Set exercise
Please, without the pictures, retype exactly the lines from the start of the material through the line that holds "import pandas as pd".

Stored data
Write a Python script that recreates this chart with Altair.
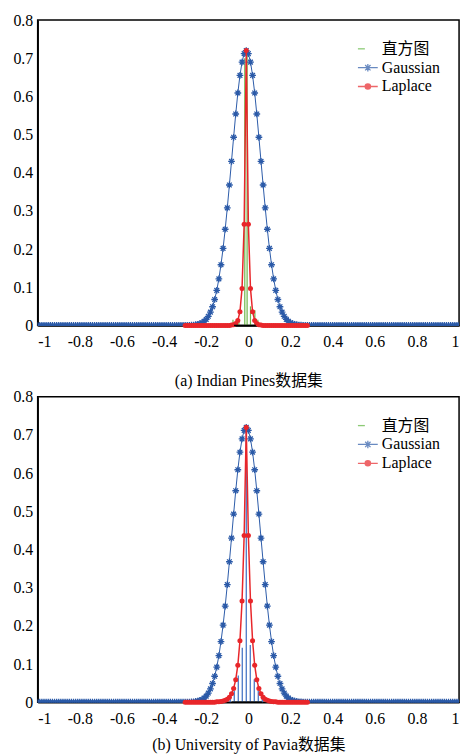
import altair as alt
import pandas as pd

# ---------------- data ----------------
gauss_x = [
    -1.00, -0.99, -0.98, -0.97, -0.96, -0.95, -0.94, -0.93, -0.92, -0.91,
    -0.90, -0.89, -0.88, -0.87, -0.86, -0.85, -0.84, -0.83, -0.82, -0.81,
    -0.80, -0.79, -0.78, -0.77, -0.76, -0.75, -0.74, -0.73, -0.72, -0.71,
    -0.70, -0.69, -0.68, -0.67, -0.66, -0.65, -0.64, -0.63, -0.62, -0.61,
    -0.60, -0.59, -0.58, -0.57, -0.56, -0.55, -0.54, -0.53, -0.52, -0.51,
    -0.50, -0.49, -0.48, -0.47, -0.46, -0.45, -0.44, -0.43, -0.42, -0.41,
    -0.40, -0.39, -0.38, -0.37, -0.36, -0.35, -0.34, -0.33, -0.32, -0.31,
    -0.30, -0.29, -0.28, -0.27, -0.26, -0.25, -0.24, -0.23, -0.22, -0.21,
    -0.20, -0.19, -0.18, -0.17, -0.16, -0.15, -0.14, -0.13, -0.12, -0.11,
    -0.10, -0.09, -0.08, -0.07, -0.06, -0.05, -0.04, -0.03, -0.02, -0.01,
    0.00, 0.01, 0.02, 0.03, 0.04, 0.05, 0.06, 0.07, 0.08, 0.09,
    0.10, 0.11, 0.12, 0.13, 0.14, 0.15, 0.16, 0.17, 0.18, 0.19,
    0.20, 0.21, 0.22, 0.23, 0.24, 0.25, 0.26, 0.27, 0.28, 0.29,
    0.30, 0.31, 0.32, 0.33, 0.34, 0.35, 0.36, 0.37, 0.38, 0.39,
    0.40, 0.41, 0.42, 0.43, 0.44, 0.45, 0.46, 0.47, 0.48, 0.49,
    0.50, 0.51, 0.52, 0.53, 0.54, 0.55, 0.56, 0.57, 0.58, 0.59,
    0.60, 0.61, 0.62, 0.63, 0.64, 0.65, 0.66, 0.67, 0.68, 0.69,
    0.70, 0.71, 0.72, 0.73, 0.74, 0.75, 0.76, 0.77, 0.78, 0.79,
    0.80, 0.81, 0.82, 0.83, 0.84, 0.85, 0.86, 0.87, 0.88, 0.89,
    0.90, 0.91, 0.92, 0.93, 0.94, 0.95, 0.96, 0.97, 0.98, 0.99,
    1.00,
]
gauss_y = [
    0, 0, 0, 0, 0, 0, 0, 0, 0, 0,
    0, 0, 0, 0, 0, 0, 0, 0, 0, 0,
    0, 0, 0, 0, 0, 0, 0, 0, 0, 0,
    0, 0, 0, 0, 0, 0, 0, 0, 0, 0,
    0, 0, 0, 0, 0, 0, 0, 0, 0, 0,
    0, 0, 0, 0, 0, 0, 0, 0, 0, 0,
    0, 0, 0, 0, 0, 0, 0, 0, 0, 0,
    0, 0, 0, 0.001, 0.001, 0.002, 0.003, 0.005, 0.007, 0.011,
    0.016, 0.024, 0.035, 0.049, 0.068, 0.092, 0.122, 0.159, 0.202, 0.252,
    0.308, 0.368, 0.430, 0.493, 0.554, 0.609, 0.655, 0.690, 0.712, 0.720,
    0.712, 0.690, 0.655, 0.609, 0.554, 0.493, 0.430, 0.368, 0.308, 0.252,
    0.202, 0.159, 0.122, 0.092, 0.068, 0.049, 0.035, 0.024, 0.016, 0.011,
    0.007, 0.005, 0.003, 0.002, 0.001, 0.001, 0, 0, 0, 0,
    0, 0, 0, 0, 0, 0, 0, 0, 0, 0,
    0, 0, 0, 0, 0, 0, 0, 0, 0, 0,
    0, 0, 0, 0, 0, 0, 0, 0, 0, 0,
    0, 0, 0, 0, 0, 0, 0, 0, 0, 0,
    0, 0, 0, 0, 0, 0, 0, 0, 0, 0,
    0, 0, 0, 0, 0, 0, 0, 0, 0, 0,
    0, 0, 0, 0, 0, 0, 0, 0, 0, 0,
    0,
]

lap_x = [
    -0.30, -0.29, -0.28, -0.27, -0.26, -0.25, -0.24, -0.23, -0.22, -0.21,
    -0.20, -0.19, -0.18, -0.17, -0.16, -0.15, -0.14, -0.13, -0.12, -0.11,
    -0.10, -0.09, -0.08, -0.07, -0.06, -0.05, -0.04, -0.03, -0.02, -0.01,
    0.00, 0.01, 0.02, 0.03, 0.04, 0.05, 0.06, 0.07, 0.08, 0.09,
    0.10, 0.11, 0.12, 0.13, 0.14, 0.15, 0.16, 0.17, 0.18, 0.19,
    0.20, 0.21, 0.22, 0.23, 0.24, 0.25, 0.26, 0.27, 0.28,
]
lap_a_y = [
    0, 0, 0, 0, 0, 0, 0, 0, 0, 0,
    0, 0, 0, 0, 0, 0, 0, 0, 0, 0,
    0, 0, 0.001, 0.002, 0.005, 0.013, 0.036, 0.097, 0.265, 0.720,
    0.265, 0.097, 0.036, 0.013, 0.005, 0.002, 0.001, 0, 0, 0,
    0, 0, 0, 0, 0, 0, 0, 0, 0, 0,
    0, 0, 0, 0, 0, 0, 0, 0, 0,
]
lap_b_y = [
    0, 0, 0, 0, 0, 0, 0, 0, 0, 0,
    0, 0, 0, 0, 0, 0.001, 0.001, 0.002, 0.003, 0.005,
    0.008, 0.013, 0.022, 0.036, 0.059, 0.097, 0.161, 0.265, 0.437, 0.720,
    0.437, 0.265, 0.161, 0.097, 0.059, 0.036, 0.022, 0.013, 0.008, 0.005,
    0.003, 0.002, 0.001, 0.001, 0, 0, 0, 0, 0, 0,
    0, 0, 0, 0, 0, 0, 0, 0, 0,
]

hist_a_x = [-0.073, -0.045, -0.017, -0.006, 0.010, 0.031, 0.045]
hist_a_y = [0.015, 0.010, 0.700, 0.720, 0.050, 0.040, 0.015]
hist_b_x = [-0.086, -0.067, -0.048, -0.029, -0.010, 0.009, 0.028, 0.047, 0.066]
hist_b_y = [0.012, 0.030, 0.070, 0.143, 0.720, 0.150, 0.060, 0.030, 0.012]
baseline_a = [-0.068, 0.035]
baseline_b = [-0.078, 0.064]

series_names = ["直方图", "Gaussian", "Laplace"]
series_colors = ["#5cb53c", "#2b5aa8", "#e8262a"]
x_ticks = [-1, -0.8, -0.6, -0.4, -0.2, 0, 0.2, 0.4, 0.6, 0.8, 1]
y_ticks = [0, 0.1, 0.2, 0.3, 0.4, 0.5, 0.6, 0.7, 0.8]
captions = ["(a) Indian Pines数据集", "(b) University of Pavia数据集"]

# ---------------- styling ----------------
FONT = "'Liberation Serif', 'Times New Roman', 'Noto Sans CJK SC', serif"
ASTERISK = "M0,-1L0,1M-1,0L1,0M-0.7,-0.7L0.7,0.7M-0.7,0.7L0.7,-0.7"
LEG_HIST = "M-1,0L-0.3,0"
LEG_GAUSS = ("M-1,0L1,0M0,-0.38L0,0.38M-0.38,0L0.38,0"
             "M-0.27,-0.27L0.27,0.27M-0.27,0.27L0.27,-0.27")
LEG_LAP = ("M-1,0L1,0"
           "M0.27,0A0.27,0.27,0,1,1,-0.27,0A0.27,0.27,0,1,1,0.27,0"
           "M0.16,0A0.16,0.16,0,1,1,-0.16,0A0.16,0.16,0,1,1,0.16,0"
           "M0.06,0A0.06,0.06,0,1,1,-0.06,0A0.06,0.06,0,1,1,0.06,0")
LEG_PATHS = [LEG_HIST, LEG_GAUSS, LEG_LAP]

LABEL_EXPR = ("datum.value < 0 ? '-' + format(-datum.value, '~g') "
              ": format(datum.value, '~g')")


def panel(lap_y, hx, hy, base, hist_color, caption, title_pad):
    gdf = pd.DataFrame({"x": gauss_x, "y": gauss_y})
    ldf = pd.DataFrame({"x": lap_x, "y": lap_y})
    hdf = pd.DataFrame({"x": hx, "y": hy})
    bdf = pd.DataFrame({"x": [base[0]], "x2": [base[1]], "y": [0]})
    legdf = pd.DataFrame({"series": series_names})

    xs = alt.Scale(domain=[-1, 1], nice=False, zero=False)
    ys = alt.Scale(domain=[0, 0.8], nice=False)
    common = dict(labelFont=FONT, labelFontSize=16, labelColor="black",
                  titleFont=FONT, titleFontSize=16, titleFontWeight="normal",
                  titleColor="black", domainColor="black", domainWidth=1.5,
                  tickSize=0, grid=False)
    xax = alt.Axis(values=x_ticks, labelExpr=LABEL_EXPR, title=caption,
                   labelPadding=8, titlePadding=title_pad, **common)
    yax = alt.Axis(values=y_ticks, labelExpr=LABEL_EXPR, title=None,
                   labelPadding=5, **common)
    X = alt.X("x:Q", scale=xs, axis=xax)
    Y = alt.Y("y:Q", scale=ys, axis=yax)

    stems = alt.Chart(hdf).mark_rule(color=hist_color, strokeWidth=1.2).encode(
        x=X, y=Y, y2=alt.datum(0))
    gline = alt.Chart(gdf).mark_line(color="#2b5aa8", strokeWidth=1).encode(x=X, y=Y)
    gpts = alt.Chart(gdf).mark_point(shape=ASTERISK, color="#2b5aa8", size=46,
                                     strokeWidth=1.3, opacity=1, clip=True).encode(x=X, y=Y)
    lline = alt.Chart(ldf).mark_line(color="#e8262a", strokeWidth=1.5).encode(x=X, y=Y)
    lpts = alt.Chart(ldf).mark_circle(color="#e8262a", size=26, opacity=1).encode(x=X, y=Y)
    bline = alt.Chart(bdf).mark_rule(color="black", strokeWidth=1.5).encode(
        x=X, x2="x2:Q", y=Y)

    leg = alt.Legend(orient="none", legendX=322, legendY=18, title=None,
                     labelFont=FONT, labelFontSize=16, labelColor="black",
                     symbolSize=400, symbolStrokeWidth=1.3, padding=0,
                     rowPadding=0, labelOffset=3)
    legend_layer = alt.Chart(legdf).mark_point(filled=False, strokeWidth=1.3).encode(
        color=alt.Color("series:N", scale=alt.Scale(domain=series_names, range=series_colors),
                        legend=leg),
        shape=alt.Shape("series:N", scale=alt.Scale(domain=series_names, range=LEG_PATHS),
                        legend=leg),
    ).transform_filter("datum.series == 'none'")

    return alt.layer(stems, gline, gpts, lline, lpts, bline, legend_layer).properties(
        width=425, height=308)


top = panel(lap_a_y, hist_a_x, hist_a_y, baseline_a, "#6cb84a", captions[0], 24)
bottom = panel(lap_b_y, hist_b_x, hist_b_y, baseline_b, "#3a6cc0", captions[1], 11)

chart = alt.VConcatChart(vconcat=[top, bottom], spacing=72, bounds="flush").resolve_scale(
    color="independent", shape="independent").properties(
    padding={"left": 12, "top": 8, "right": 4, "bottom": 0}
).configure_view(stroke="black", strokeWidth=1.5).configure_axis(
    labelFont=FONT, titleFont=FONT,
).configure_legend(labelFont=FONT)

chart.save("out.html", embed_options={"renderer": "svg", "actions": False})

Written response
Write a Python script that recreates this chart with Altair.
import altair as alt
import pandas as pd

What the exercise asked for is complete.